* **WHAT YOU WILL DO**:
Write the data out again exactly, dropping any images it holds.
---------------
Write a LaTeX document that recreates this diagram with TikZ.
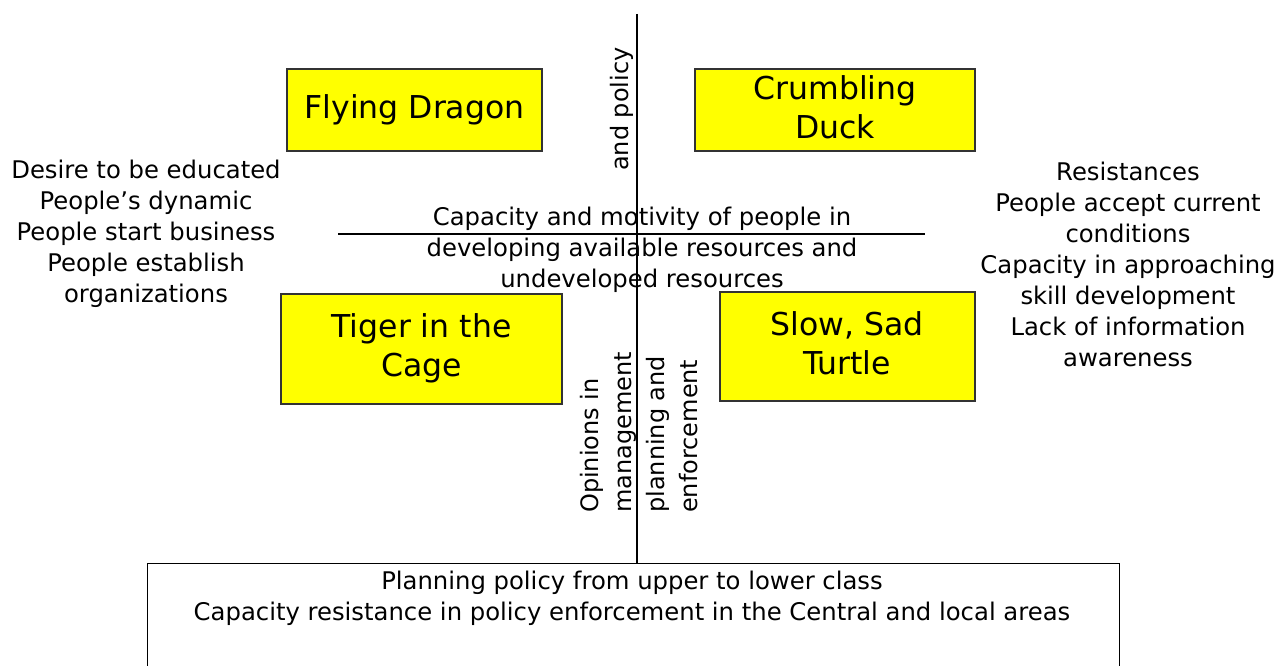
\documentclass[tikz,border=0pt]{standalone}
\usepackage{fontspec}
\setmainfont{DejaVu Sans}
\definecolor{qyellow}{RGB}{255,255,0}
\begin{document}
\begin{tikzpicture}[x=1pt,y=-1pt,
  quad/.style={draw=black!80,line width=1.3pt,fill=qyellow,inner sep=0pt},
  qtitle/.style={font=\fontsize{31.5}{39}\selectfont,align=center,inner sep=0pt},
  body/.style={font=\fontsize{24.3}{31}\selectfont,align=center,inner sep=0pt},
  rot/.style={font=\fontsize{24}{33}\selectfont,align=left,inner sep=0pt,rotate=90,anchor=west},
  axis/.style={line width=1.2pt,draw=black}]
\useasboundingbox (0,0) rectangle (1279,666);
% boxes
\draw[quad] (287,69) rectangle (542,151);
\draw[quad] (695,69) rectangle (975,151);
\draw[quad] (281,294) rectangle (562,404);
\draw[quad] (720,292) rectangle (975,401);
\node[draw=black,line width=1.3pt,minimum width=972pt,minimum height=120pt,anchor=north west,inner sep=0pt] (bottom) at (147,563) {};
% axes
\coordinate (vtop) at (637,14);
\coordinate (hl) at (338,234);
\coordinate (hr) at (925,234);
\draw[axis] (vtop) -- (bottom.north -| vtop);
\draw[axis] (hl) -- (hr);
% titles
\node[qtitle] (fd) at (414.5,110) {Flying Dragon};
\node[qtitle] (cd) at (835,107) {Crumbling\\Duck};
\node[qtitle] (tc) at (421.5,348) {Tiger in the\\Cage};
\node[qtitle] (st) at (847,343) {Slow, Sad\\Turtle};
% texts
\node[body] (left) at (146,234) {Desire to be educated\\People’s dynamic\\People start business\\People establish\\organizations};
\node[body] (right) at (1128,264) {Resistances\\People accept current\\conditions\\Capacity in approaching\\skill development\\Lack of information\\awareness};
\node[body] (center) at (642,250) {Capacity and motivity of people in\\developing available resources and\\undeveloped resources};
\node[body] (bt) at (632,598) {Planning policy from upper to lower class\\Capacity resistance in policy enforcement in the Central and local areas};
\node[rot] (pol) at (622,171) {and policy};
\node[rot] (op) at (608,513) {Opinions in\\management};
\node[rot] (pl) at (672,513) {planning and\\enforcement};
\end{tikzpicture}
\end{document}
---------------
* **FINISHED EXERCISE**:
Write a LaTeX document that recreates this diagram with TikZ.
\documentclass[tikz,border=0pt]{standalone}
\usepackage{fontspec}
\setmainfont{DejaVu Sans}
\definecolor{qyellow}{RGB}{255,255,0}
\begin{document}
\begin{tikzpicture}[x=1pt,y=-1pt,
  quad/.style={draw=black!80,line width=1.3pt,fill=qyellow,inner sep=0pt},
  qtitle/.style={font=\fontsize{31.5}{39}\selectfont,align=center,inner sep=0pt},
  body/.style={font=\fontsize{24.3}{31}\selectfont,align=center,inner sep=0pt},
  rot/.style={font=\fontsize{24}{33}\selectfont,align=left,inner sep=0pt,rotate=90,anchor=west},
  axis/.style={line width=1.2pt,draw=black}]
\useasboundingbox (0,0) rectangle (1279,666);
% boxes
\draw[quad] (287,69) rectangle (542,151);
\draw[quad] (695,69) rectangle (975,151);
\draw[quad] (281,294) rectangle (562,404);
\draw[quad] (720,292) rectangle (975,401);
\node[draw=black,line width=1.3pt,minimum width=972pt,minimum height=120pt,anchor=north west,inner sep=0pt] (bottom) at (147,563) {};
% axes
\coordinate (vtop) at (637,14);
\coordinate (hl) at (338,234);
\coordinate (hr) at (925,234);
\draw[axis] (vtop) -- (bottom.north -| vtop);
\draw[axis] (hl) -- (hr);
% titles
\node[qtitle] (fd) at (414.5,110) {Flying Dragon};
\node[qtitle] (cd) at (835,107) {Crumbling\\Duck};
\node[qtitle] (tc) at (421.5,348) {Tiger in the\\Cage};
\node[qtitle] (st) at (847,343) {Slow, Sad\\Turtle};
% texts
\node[body] (left) at (146,234) {Desire to be educated\\People’s dynamic\\People start business\\People establish\\organizations};
\node[body] (right) at (1128,264) {Resistances\\People accept current\\conditions\\Capacity in approaching\\skill development\\Lack of information\\awareness};
\node[body] (center) at (642,250) {Capacity and motivity of people in\\developing available resources and\\undeveloped resources};
\node[body] (bt) at (632,598) {Planning policy from upper to lower class\\Capacity resistance in policy enforcement in the Central and local areas};
\node[rot] (pol) at (622,171) {and policy};
\node[rot] (op) at (608,513) {Opinions in\\management};
\node[rot] (pl) at (672,513) {planning and\\enforcement};
\end{tikzpicture}
\end{document}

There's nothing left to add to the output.